An ongoing LGBTQ+ young adult graphic novel and web comic series, Heartstopper is a charming and tooth-achingly sweet story about growing up, friendship, identity, love, and everything in between. There are currently five volumes available, and if I am not mistaken, the sixth one will be the final book in the series. You will breeze through the chapters. Netflix recently adapted it into a show, which is also a must-watch.


by Ali Hazelwood, 2023

It is hard for me to just pick any romance book and delve into it. I like the female protagonists to be driven and passionate like the women in my life are, and the fictional men to have emotional intelligence; they should not be abusive in the name of love. I’ve developed a recent interest in romance novels set in the world of STEM.

My quests led me to Ali Hazelwood. Though The Love Hypothesis was the first book I read by her, I have a newfound love for Love, Theoretically. I haven’t laughed this much in a while.

Elsie is a dedicated theoretical physicist and holds a PhD. When she couldn’t find a well-paying academic position, she resorts to ‘fake dating’ as a side hustle to keep her head above water. Enter her career nemesis, who is also the older brother of her favourite ‘client’. Both of her professional lives collide, her personal life is up in flames but she is not going down without a fight. To say this book is hilarious is an understatement.


by Satoshi Yagisawa, 2023
(Trans. Eric Ozawa)

Heartbroken and unemployed, Takako moves into the room above her uncle’s secondhand bookshop in Tokyo. Surrendered by stacks of books and readers, she slowly opens up to new experiences, despite not being a reader herself. Days at the Morisaki Bookshop is a sincere tale about books, relationships, and falling in love with reading.

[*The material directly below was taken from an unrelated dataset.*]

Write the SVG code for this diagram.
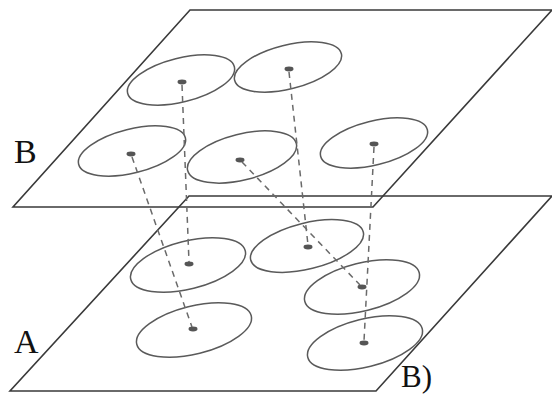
<svg xmlns="http://www.w3.org/2000/svg" width="552" height="396" viewBox="0 0 552 396">
<style>
.plane{fill:none;stroke:#3a3a3a;stroke-width:1.6}
.cell{fill:none;stroke:#5a5a5a;stroke-width:1.5}
.dot{fill:#555;stroke:none}
.link{fill:none;stroke:#6a6a6a;stroke-width:1.5;stroke-dasharray:6 5}
.lbl{font-family:"Liberation Serif","Times New Roman",serif;fill:#111}
</style>
<rect width="552" height="396" fill="#fff"/>
<g id="planeA">
<polygon class="plane" points="189,196 552,196 376,391 10,391"/>
<text class="lbl" x="14" y="353" font-size="34">A</text>
</g>
<g id="planeB">
<polygon class="plane" points="190,10 552,10 373,207 13,207"/>
<text class="lbl" x="14" y="163" font-size="34">B</text>
</g>
<g id="b1"><ellipse class="cell" cx="181" cy="80" rx="55" ry="22" transform="rotate(-14 181 80)"/><ellipse class="dot" cx="182" cy="82" rx="4.5" ry="2.4"/></g>
<g id="b2"><ellipse class="cell" cx="288" cy="67" rx="55" ry="22" transform="rotate(-14 288 67)"/><ellipse class="dot" cx="289" cy="69" rx="4.5" ry="2.4"/></g>
<g id="b3"><ellipse class="cell" cx="132" cy="151" rx="55" ry="22" transform="rotate(-14 132 151)"/><ellipse class="dot" cx="131" cy="154" rx="4.5" ry="2.4"/></g>
<g id="b4"><ellipse class="cell" cx="242" cy="157" rx="56" ry="23" transform="rotate(-14 242 157)"/><ellipse class="dot" cx="240" cy="160" rx="4.5" ry="2.4"/></g>
<g id="b5"><ellipse class="cell" cx="374" cy="143" rx="55" ry="22" transform="rotate(-14 374 143)"/><ellipse class="dot" cx="374" cy="144" rx="4.5" ry="2.4"/></g>
<g id="a1"><ellipse class="cell" cx="188" cy="265" rx="59" ry="24" transform="rotate(-14 188 265)"/><ellipse class="dot" cx="189" cy="264" rx="4.5" ry="2.4"/></g>
<g id="a2"><ellipse class="cell" cx="194" cy="330" rx="59" ry="24" transform="rotate(-14 194 330)"/><ellipse class="dot" cx="193" cy="329" rx="4.5" ry="2.4"/></g>
<g id="a3"><ellipse class="cell" cx="307" cy="246" rx="58" ry="23" transform="rotate(-14 307 246)"/><ellipse class="dot" cx="308" cy="247" rx="4.5" ry="2.4"/></g>
<g id="a4"><ellipse class="cell" cx="362" cy="287" rx="59" ry="24" transform="rotate(-14 362 287)"/><ellipse class="dot" cx="362" cy="287" rx="4.5" ry="2.4"/></g>
<g id="a5"><ellipse class="cell" cx="365" cy="343" rx="59" ry="24" transform="rotate(-14 365 343)"/><ellipse class="dot" cx="364" cy="343" rx="4.5" ry="2.4"/></g>
<g id="connectors">
<line class="link" x1="182" y1="85" x2="189" y2="262"/>
<line class="link" x1="132" y1="157" x2="192" y2="327"/>
<line class="link" x1="289" y1="72" x2="308" y2="245"/>
<line class="link" x1="242" y1="162" x2="360" y2="285"/>
<line class="link" x1="374" y1="147" x2="364" y2="341"/>
</g>
<text class="lbl" x="401" y="387" font-size="31">B)</text>
</svg>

I am trying to reconnect with our Bengali literature this year. If you are too, I would like to recommend Golpo Gulo Bari Geche (Jagriti Prokashony, 2018) by Mehrin Ferdous and Birupkotha (Abosar Prokashana Sangstha, 2021) by Tanjim Rahman. Golpo Gulo Bari Geche is a stunning collection of everyday stories, while Birupkotha can be described as a modern fairytale set in a beautifully mystifying world.